Ce que j’aime en voyage, c’est tenter de prendre des chemins de traverse. Vous avez entendu parler de deux vallées qui, pour vous, sont en deux points opposés du monde, et puis vous vous êtes rendu compte qu’elles communiquaient par un col. Parfois (c’est évidemment rare de nos jours) ce col n’a jamais été franchi. Personne n’a pensé à y aller voir. Partir d’une vallée et aller voir de l’autre côté. Pourtant c’est parfois facile, plus facile qu’on ne le croit.
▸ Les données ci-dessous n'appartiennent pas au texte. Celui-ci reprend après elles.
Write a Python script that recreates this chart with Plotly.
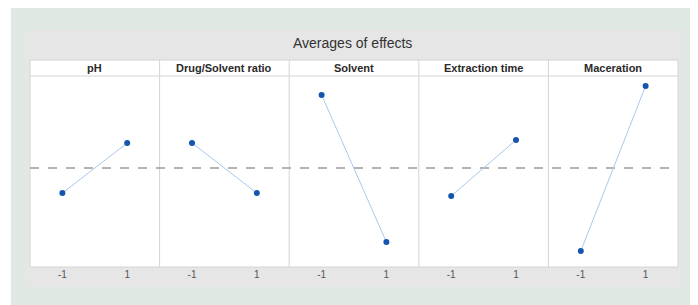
import plotly.graph_objects as go
from plotly.subplots import make_subplots

factors = ["pH", "Drug/Solvent ratio", "Solvent", "Extraction time", "Maceration"]
levels = [-1, 1]
effect_low = [-2.5, 2.5, 7.3, -2.8, -8.3]
effect_high = [2.5, -2.5, -7.4, 2.8, 8.2]
grand_mean = 0.0
tick_labels = ["-1", "1"]

OFF = 8  # page body margin
W, H = 698 - OFF, 305 - OFF
L, R, T, B = 30 - OFF, 20, 76 - OFF, 38
pw, ph = W - L - R, H - T - B

def px_x(x):
    return (x - OFF - L) / pw

def px_y(y):
    return (H - B - (y - OFF)) / ph

n = len(factors)
fig = make_subplots(rows=1, cols=n, shared_yaxes=True, horizontal_spacing=0)

for i in range(n):
    fig.add_trace(go.Scatter(
        x=levels, y=[effect_low[i], effect_high[i]], mode="lines+markers",
        line=dict(color="#a9c9ea", width=1),
        marker=dict(color="#1456ad", size=6),
        showlegend=False, hoverinfo="x+y"), row=1, col=i + 1)
    fig.update_xaxes(range=[-2, 2], tickvals=levels, ticktext=tick_labels,
                     showgrid=False, zeroline=False, showline=False,
                     ticks="", tickfont=dict(size=10, color="#555555"),
                     row=1, col=i + 1)

fig.update_yaxes(range=[-9.9, 9.2], showgrid=False, zeroline=False,
                 showticklabels=False, showline=False, ticks="")

shapes = []
shapes.append(dict(type="rect", xref="paper", yref="paper",
                   x0=px_x(11), x1=px_x(720), y0=px_y(8), y1=px_y(330),
                   fillcolor="#dfe8e2", line=dict(width=0), layer="below"))
shapes.append(dict(type="rect", xref="paper", yref="paper",
                   x0=px_x(25), x1=px_x(685), y0=px_y(30), y1=px_y(287),
                   fillcolor="#e6e6e6", line=dict(width=0), layer="below"))
shapes.append(dict(type="rect", xref="paper", yref="paper",
                   x0=0, x1=1, y0=0, y1=px_y(60),
                   fillcolor="white", line=dict(color="#d4d4d4", width=1), layer="below"))
shapes.append(dict(type="line", xref="paper", yref="paper",
                   x0=0, x1=1, y0=1, y1=1, line=dict(color="#d4d4d4", width=1), layer="below"))
for k in range(1, n):
    shapes.append(dict(type="line", xref="paper", yref="paper",
                       x0=k / n, x1=k / n, y0=0, y1=px_y(60),
                       line=dict(color="#d4d4d4", width=1), layer="below"))
shapes.append(dict(type="line", xref="paper", yref="y",
                   x0=0, x1=1, y0=grand_mean, y1=grand_mean,
                   line=dict(color="#9a9a9a", width=1.5, dash="dash"), layer="below"))

annotations = []
for i, f in enumerate(factors):
    annotations.append(dict(text="<b>" + f + "</b>", xref="paper", yref="paper",
                            x=(i + 0.5) / n, y=px_y(68), showarrow=False,
                            font=dict(size=11, color="#2a2a2a"),
                            xanchor="center", yanchor="middle"))
annotations.append(dict(text="Averages of effects", xref="paper", yref="paper",
                        x=px_x(352), y=px_y(43), showarrow=False,
                        font=dict(size=14, color="#333333"),
                        xanchor="center", yanchor="middle"))

fig.update_layout(width=W, height=H, margin=dict(l=L, r=R, t=T, b=B),
                  paper_bgcolor="white", plot_bgcolor="white",
                  font=dict(family="Liberation Sans, Arial, sans-serif"),
                  shapes=shapes, annotations=annotations)

fig.write_html("out.html")
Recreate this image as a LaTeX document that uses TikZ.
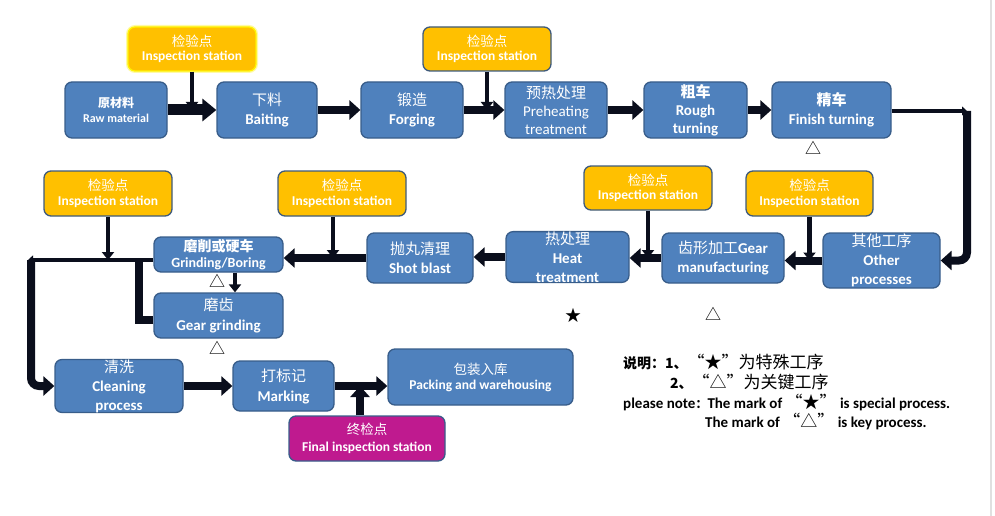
\documentclass[tikz,border=0pt]{standalone}
\usepackage{fontspec}
\setmainfont{Carlito}
\newfontfamily\cjk{Noto Sans CJK SC}
\usetikzlibrary{arrows.meta}
\definecolor{procfill}{HTML}{4F81BD}
\definecolor{procline}{HTML}{385D8A}
\definecolor{inspfill}{HTML}{FFC000}
\definecolor{inspline}{HTML}{3E5A7C}
\definecolor{finfill}{HTML}{BF1A8F}
\definecolor{arrowc}{HTML}{0A0E1C}
\newcommand{\zh}[1]{{\cjk\mdseries #1}}
\newcommand{\zhb}[1]{{\cjk\bfseries #1}}
\newcommand{\zhbig}[1]{{\cjk\mdseries\fontsize{17pt}{17pt}\selectfont #1}}
\tikzset{
  proc/.style={rectangle,rounded corners=7pt,draw=procline,fill=procfill,line width=1.3pt,
    text=white,align=center,inner sep=0pt,font=\fontsize{15pt}{19pt}\selectfont},
  sz/.style 2 args={minimum width=#1pt,minimum height=#2pt},
  insp/.style={proc,fill=inspfill,draw=inspline,sz={128}{44},font=\fontsize{13.5pt}{14.5pt}\selectfont\bfseries},
  glow/.style={draw=yellow,preaction={draw=yellow!35,line width=4pt}},
  flow/.style={line width=8pt,draw=arrowc,-{Triangle[length=11pt,width=19pt]}},
  flowbig/.style={line width=11pt,draw=arrowc,-{Triangle[length=14pt,width=22pt]}},
  feed/.style={line width=4.5pt,draw=arrowc,-{Triangle[length=8pt,width=12pt]}},
  thin/.style={line width=4.5pt,draw=arrowc,-{Triangle[length=5pt,width=9pt]}},
  mk/.style={inner sep=0pt,font=\cjk\fontsize{16pt}{16pt}\selectfont},
  note/.style={anchor=west,inner sep=0pt,font=\fontsize{15pt}{17pt}\selectfont\bfseries}
}
\begin{document}
\begin{tikzpicture}[x=1pt,y=-1pt]
\useasboundingbox (0,0) rectangle (995,516);
\draw[black!12,line width=1.5pt] (991,0) -- (991,516);
% first row
\node[proc,sz={102}{56},font=\fontsize{12pt}{15pt}\selectfont\bfseries] (raw) at (116,110) {\zhb{原材料}\\Raw material};
\node[insp,glow] (insp1) at (192,49) {\zh{检验点}\\Inspection station};
\node[proc,sz={100}{56}] (bait) at (267,110) {\zh{下料}\\\textbf{Baiting}};
\node[proc,sz={102}{56}] (forg) at (412,110) {\zh{锻造}\\\textbf{Forging}};
\node[insp] (insp2) at (487,49) {\zh{检验点}\\Inspection station};
\node[proc,sz={102}{56},font=\fontsize{15pt}{18pt}\selectfont] (preh) at (556,110) {\zh{预热处理}\\Preheating\\treatment};
\node[proc,sz={103}{56},font=\fontsize{15pt}{18pt}\selectfont\bfseries] (rough) at (695.5,110) {\zhb{粗车}\\Rough\\turning};
\node[proc,sz={119}{56}] (finish) at (831.5,110) {\zhb{精车}\\\textbf{Finish turning}};
% second row
\node[proc,sz={117}{55},font=\fontsize{15pt}{19pt}\selectfont\bfseries] (other) at (881.5,260.5) {\zh{其他工序}\\Other\\processes};
\node[insp,sz={127}{45}] (insp5) at (809.5,193.5) {\zh{检验点}\\Inspection station};
\node[proc,sz={122}{50},font=\fontsize{15pt}{19pt}\selectfont\bfseries] (gear) at (723,258) {\zh{齿形加工}Gear\\manufacturing};
\node[insp] (insp4) at (648,188) {\zh{检验点}\\Inspection station};
\node[proc,sz={123}{50},font=\fontsize{15pt}{19pt}\selectfont\bfseries] (heat) at (567.5,257) {\zh{热处理}\\Heat\\treatment};
\node[proc,sz={106}{50}] (shot) at (420,258) {\zh{抛丸清理}\\\textbf{Shot blast}};
\node[insp,sz={128}{45}] (insp3) at (342,193.5) {\zh{检验点}\\Inspection station};
\node[proc,sz={129}{35},font=\fontsize{14pt}{16pt}\selectfont\bfseries] (grb) at (218.5,254.5) {\zhb{磨削或硬车}\\Grinding/Boring};
\node[proc,sz={129}{45},font=\fontsize{15pt}{20pt}\selectfont\bfseries] (ggr) at (218.5,315.5) {\zh{磨齿}\\Gear grinding};
\node[insp,sz={128}{45}] (insp6) at (108,193.5) {\zh{检验点}\\Inspection station};
% third row
\node[proc,sz={128}{52},font=\fontsize{15pt}{19pt}\selectfont\bfseries] (clean) at (119,386) {\zh{清洗}\\Cleaning\\process};
\node[proc,sz={101}{50},font=\fontsize{15pt}{20pt}\selectfont\bfseries] (mark) at (283.5,386) {\zh{打标记}\\Marking};
\node[proc,sz={185}{56},font=\fontsize{13.5pt}{15pt}\selectfont\bfseries] (pack) at (480.5,377) {\zh{包装入库}\\Packing and warehousing};
\node[proc,fill=finfill,sz={156}{45},font=\fontsize{13.5pt}{17pt}\selectfont\bfseries] (final) at (367,438.5) {\zh{终检点}\\Final inspection station};
% key marks
\node[mk] (kfin) at (813,148) {△};
\node[mk] (kgear) at (713,314) {△};
\node[mk] (sheat) at (573,315) {★};
\node[mk] (kgrb) at (217,281) {△};
\node[mk] (kggr) at (217,348) {△};
% notes
\node[note] (n1) at (623,362) {{\cjk\fontsize{14pt}{15pt}\selectfont 说明：1、}\zhbig{“★”为特殊工序}};
\node[note] (n2) at (670,382) {{\cjk\fontsize{14pt}{15pt}\selectfont 2、}\zhbig{“△”为关键工序}};
\node[note] (n3) at (623,402) {please note{\cjk\fontsize{12pt}{13pt}\selectfont ：}The mark of \zhbig{“★”} is special process.};
\node[note] (n4) at (705,421) {The mark of \zhbig{“△”} is key process.};
% connectors, first row
\draw[flowbig] (raw.east) -- (bait.west);
\draw[flow] (bait) -- (forg);
\draw[flow] (forg) -- (preh);
\draw[flow] (preh) -- (rough);
\draw[flow] (rough) -- (finish);
\draw[feed] (insp1.south) -- (insp1.south |- bait.west);
\draw[feed] (insp2.south) -- (insp2.south |- preh.west);
\coordinate (ne) at (967,111);
\draw[thin] (finish.east |- ne) -- (ne);
\draw[flow,rounded corners=8pt] (ne) |- (other.east);
% second row
\draw[flow] (other.west) -- (other.west -| gear.east);
\draw[flow] (gear) -- (gear -| heat.east);
\draw[flow] (heat.west) -- (heat.west -| shot.east);
\draw[flow] (shot) -- (grb.east |- shot.west);
\draw[feed] (insp5.south) -- (insp5.south |- other.west);
\draw[feed] (insp4.south) -- (insp4.south |- gear.west);
\draw[feed] ([xshift=-9pt]insp3.south) -- ([xshift=-9pt]insp3.south |- shot.west);
\draw[feed] ([xshift=16.5pt]grb.south) -- ([xshift=16.5pt]ggr.north);
\coordinate (wl) at (28,260);
\coordinate (wd) at (31,260);
\draw[thin] (grb.west |- wl) -- (wl);
\draw[feed] (insp6.south) -- (insp6.south |- wl);
\draw[line width=8pt,draw=arrowc] ([yshift=-4.5pt]ggr.west) -| (139,260);
\draw[flow,rounded corners=8pt] (wd) |- (clean.west);
% third row
\draw[flow] (clean) -- (mark);
\draw[flow] (mark.east) -- (mark.east -| pack.west);
\draw[flow] ([xshift=-7pt]final.north) -- ([xshift=-7pt]final.north |- mark.east);
\end{tikzpicture}
\end{document}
Cette année je ne pars pas en voyage, je ne parcours donc pas ces hauts-plateaux arides que j’affectionne, ni ne gravit de col à 5000 mètres (voire plus) pour découvrir au-delà des éboulis une pente verte et fleurie qui dévale en riant jusqu’à un alpage perdu. Alors un tel voyage, je peux essayer de le faire dans la pensée. Car là aussi, vous avez de hautes vallées qui peuvent vous sembler solitaires et parfois même ne mener à rien… tant que vous n’avez pas fait l’essai de les relier par un col.
Par exemple, dans mes récents billets, j’ai évoqué Chomsky, Rancière (et aussi Varéla). Quoi de commun entre ces noms ? Voilà des gens qui sans doute ne se sont jamais rencontrés. Chomsky ignore probablement qui est Jacques Rancière et ce dernier n’a probablement pas songé une seconde à venir écouter le célèbre linguiste américain quand il est venu à Paris, à la fin de ce mois de mai… Ils ont pourtant un point commun qui m’intéresse : tous deux se présentent comme des philosophes de « l’émancipation ».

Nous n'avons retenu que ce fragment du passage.